Uma em cada dez mulheres foi vítima de agressão sexual ou mesmo violada e, destas, 70% das que pediram ajuda afirmaram terem ficado “paralisadas” durante o abuso, incapazes de fugir, pedir ajuda, reagir ou sequer gritar.
Os números falam por si, mas a justiça pode não os estar a acompanhar como devia, consideram o professor em neurociência cognitiva Patrick Haggard e a colaboradora Ebani Dhawan, ambos da University College London (UCL), no Reino Unido, num artigo publicado na revista Nature Human Behaviour.
Por isso, os especialistas defendem que as provas neurocientíficas devem ser apresentadas e aceites durante julgamentos de agressão sexual e violação e para combater o facto de as mulheres serem muitas vezes injustamente consideradas culpadas por não terem reagido ou por não terem escapado dos agressores.
“A lei há muito reconhece as defesas de ‘perda de controlo’ e pode conceder responsabilidade diminuída em situações específicas, nas quais as provas mostram que as ações foram feitas fora do controlo voluntário. Isso pode incluir algumas condições médicas como distúrbios do sono, além de situações extremas, como controlo coercitivo e gatilho emocional”, refere Patrick Haggard. “Depois de rever as evidências neurocientíficas, sugerimos que a mesma consideração deve ser feita em relação à imobilidade involuntária durante a violação e agressão sexual”, continua o especialista em comunicado da universidade.
“Esperamos que tal possa ajudar a evitar a culpabilização inadequada das vítimas e, potencialmente, chamar a atenção da sociedade para a importância crucial do consentimento ativo”, acrescenta.
Pesquisas revelam que as vítimas de agressão sexual geralmente relatam não conseguirem mover-se ou gritar durante a agressão, mesmo quando não estão fisicamente contidas. A defesa, às vezes, interpreta erradamente a falta de luta como uma indicação de consentimento. Esta é uma suposição falsa se a vítima estiver involuntariamente imóvel.
“As definições legais de violação e agressão sexual são baseadas na ausência de consentimento. No entanto, não é incomum que os relatos de não consentimento das vítimas sejam postos em causa em tribunal – contra estereótipos não comprovados de como uma vítima ‘real’ supostamente se comportaria”, lembra a coautora do estudo Ebani Dhawan.
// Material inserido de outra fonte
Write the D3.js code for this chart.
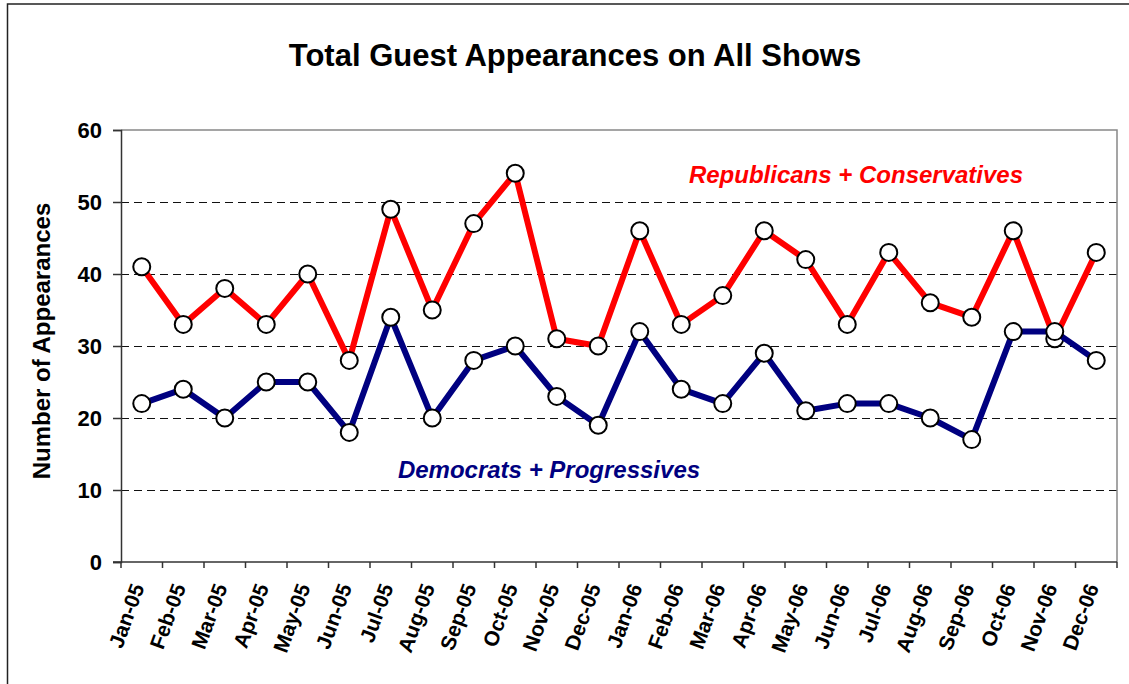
<!DOCTYPE html>
<html>
<head>
<meta charset="utf-8">
<script src="https://cdn.jsdelivr.net/npm/d3@7"></script>
<style>
  body { margin: 0; background: #fff; }
  svg { display: block; font-family: Arial, "Liberation Sans", sans-serif; }
</style>
</head>
<body>
<div id="chart"></div>
<script>
// months on the x axis
const months = ["Jan-05","Feb-05","Mar-05","Apr-05","May-05","Jun-05","Jul-05","Aug-05","Sep-05","Oct-05","Nov-05","Dec-05",
                "Jan-06","Feb-06","Mar-06","Apr-06","May-06","Jun-06","Jul-06","Aug-06","Sep-06","Oct-06","Nov-06","Dec-06"];

// Republicans + Conservatives
const repValues = [41,33,38,33,40,28,49,35,47,54,31,30, 46,33,37,46,42,33,43,36,34,46,31,43];

// Democrats + Progressives
const demValues = [22,24,20,25,25,18,34,20,28,30,23,19, 32,24,22,29,21,22,22,20,17,32,32,28];

const yTicks = [0,10,20,30,40,50,60];

const width = 1129, height = 684;
const margin = {left: 121, right: 1117, top: 130, bottom: 562};

const svg = d3.select("#chart").append("svg")
    .attr("width", width)
    .attr("height", height);

// outer frame of the chart (right and bottom edges fall outside the picture)
svg.append("rect")
    .attr("x", 7.5).attr("y", 4)
    .attr("width", 1140).attr("height", 700)
    .attr("fill", "none")
    .attr("stroke", "#222")
    .attr("stroke-width", 1.5);

const x = d3.scaleBand()
    .domain(months)
    .range([margin.left, margin.right]);

const y = d3.scaleLinear()
    .domain([0, 60])
    .range([margin.bottom, margin.top]);

// title
svg.append("text")
    .attr("x", 575).attr("y", 66)
    .attr("text-anchor", "middle")
    .attr("font-size", "31px")
    .attr("font-weight", "bold")
    .text("Total Guest Appearances on All Shows");

// dashed gridlines (10..50)
svg.append("g")
    .selectAll("line")
    .data(yTicks.filter(d => d > 0 && d < 60))
    .join("line")
    .attr("x1", margin.left).attr("x2", margin.right)
    .attr("y1", d => y(d) + 0.5).attr("y2", d => y(d) + 0.5)
    .attr("stroke", "#111")
    .attr("stroke-width", 1)
    .attr("shape-rendering", "crispEdges")
    .attr("stroke-dasharray", "8,5");

// plot area border top and right
svg.append("path")
    .attr("d", `M${margin.left},${y(60)}H${margin.right}V${y(0)}`)
    .attr("fill", "none")
    .attr("stroke", "#888")
    .attr("stroke-width", 1.5);

// y axis
const yAxis = svg.append("g")
    .attr("transform", `translate(${margin.left},0)`)
    .call(d3.axisLeft(y).tickValues(yTicks).tickSize(8).tickPadding(11));
yAxis.select(".domain").attr("stroke", "#333").attr("stroke-width", 1.5);
yAxis.selectAll(".tick line").attr("stroke", "#333").attr("stroke-width", 1.5);
yAxis.selectAll(".tick text")
    .attr("font-size", "22px")
    .attr("font-weight", "bold")
    .attr("font-family", "Arial, 'Liberation Sans', sans-serif")
    .attr("fill", "#000");

// x axis: ticks between the categories
const xAxis = svg.append("g")
    .attr("transform", `translate(0,${margin.bottom})`);
xAxis.append("line")
    .attr("x1", margin.left - 8).attr("x2", margin.right)
    .attr("stroke", "#333").attr("stroke-width", 1.5);
xAxis.selectAll("line.tick")
    .data(months.concat(["end"]))
    .join("line")
    .attr("class", "tick")
    .attr("x1", (d, i) => i < months.length ? x(d) : margin.right)
    .attr("x2", (d, i) => i < months.length ? x(d) : margin.right)
    .attr("y1", 0).attr("y2", 6)
    .attr("stroke", "#333").attr("stroke-width", 1.5);
xAxis.selectAll("text")
    .data(months)
    .join("text")
    .attr("transform", d => `translate(${x(d) + x.bandwidth() / 2 + 3},${25}) rotate(-70)`)
    .attr("text-anchor", "end")
    .attr("font-size", "21px")
    .attr("font-weight", "bold")
    .text(d => d);

// y axis title
svg.append("text")
    .attr("transform", `translate(50,341) rotate(-90)`)
    .attr("text-anchor", "middle")
    .attr("font-size", "24px")
    .attr("font-weight", "bold")
    .text("Number of Appearances");

const line = d3.line()
    .x((d, i) => x(months[i]) + x.bandwidth() / 2)
    .y(d => y(d));

function drawSeries(values, color) {
    svg.append("path")
        .datum(values)
        .attr("d", line)
        .attr("fill", "none")
        .attr("stroke", color)
        .attr("stroke-width", 6)
        .attr("stroke-linejoin", "round");
    svg.append("g")
        .selectAll("circle")
        .data(values)
        .join("circle")
        .attr("cx", (d, i) => x(months[i]) + x.bandwidth() / 2)
        .attr("cy", d => y(d))
        .attr("r", 8.5)
        .attr("fill", "#fff")
        .attr("stroke", "#000")
        .attr("stroke-width", 2);
}

drawSeries(repValues, "#ff0000");
drawSeries(demValues, "#000080");

// series labels
svg.append("text")
    .attr("x", 856).attr("y", 183)
    .attr("text-anchor", "middle")
    .attr("font-size", "24px")
    .attr("font-weight", "bold")
    .attr("font-style", "italic")
    .attr("fill", "#ff0000")
    .text("Republicans + Conservatives");

svg.append("text")
    .attr("x", 549).attr("y", 478)
    .attr("text-anchor", "middle")
    .attr("font-size", "24px")
    .attr("font-weight", "bold")
    .attr("font-style", "italic")
    .attr("fill", "#000080")
    .text("Democrats + Progressives");
</script>
</body>
</html>
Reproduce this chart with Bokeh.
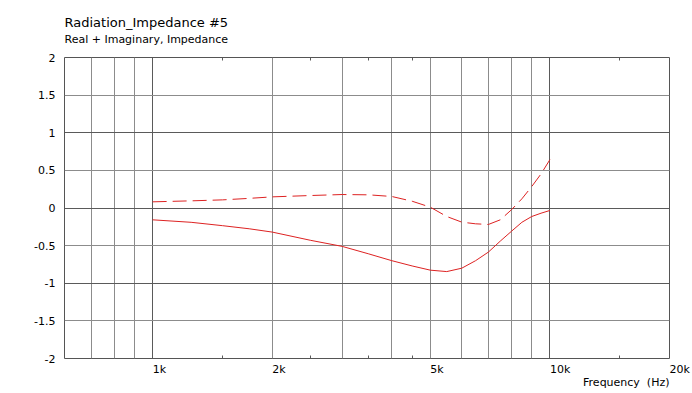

Nesse sentido, a equipa recorda estudos que mostraram que, perante ameaças, o cérebro pode bloquear os circuitos neurológicos que controlam os movimentos voluntários do corpo. Realidade já comprovada em testes humanos e animais. Estes, por exemplo, paralisam momentaneamente quando levemente ameaçados, preparando-se para uma resposta de luta ou fuga. No entanto, quando confrontados com uma ameaça imediata e grave, os comportamentos podem mudar para um imobilismo prolongado, durante a qual o corpo fica totalmente imóvel ou flácido.
No artigo escrito por Haggard e Dhawan e nos casos dos processos em tribunal, os especialistas referenciaram relatórios de casos de violação – dois da Austrália e um dos Estados Unidos – nos quais advogados de defesa e juízes retrataram de maneira imprecisa o imobilismo da vítima durante a agressão e violação, transferindo e convertendo a ausência de luta diretamente para culpa da agredida em nada ter feito. Porém, foi o medo e a ameaça que fizeram com que as três vítimas paralisassem, segundo os pesquisadores da UCL.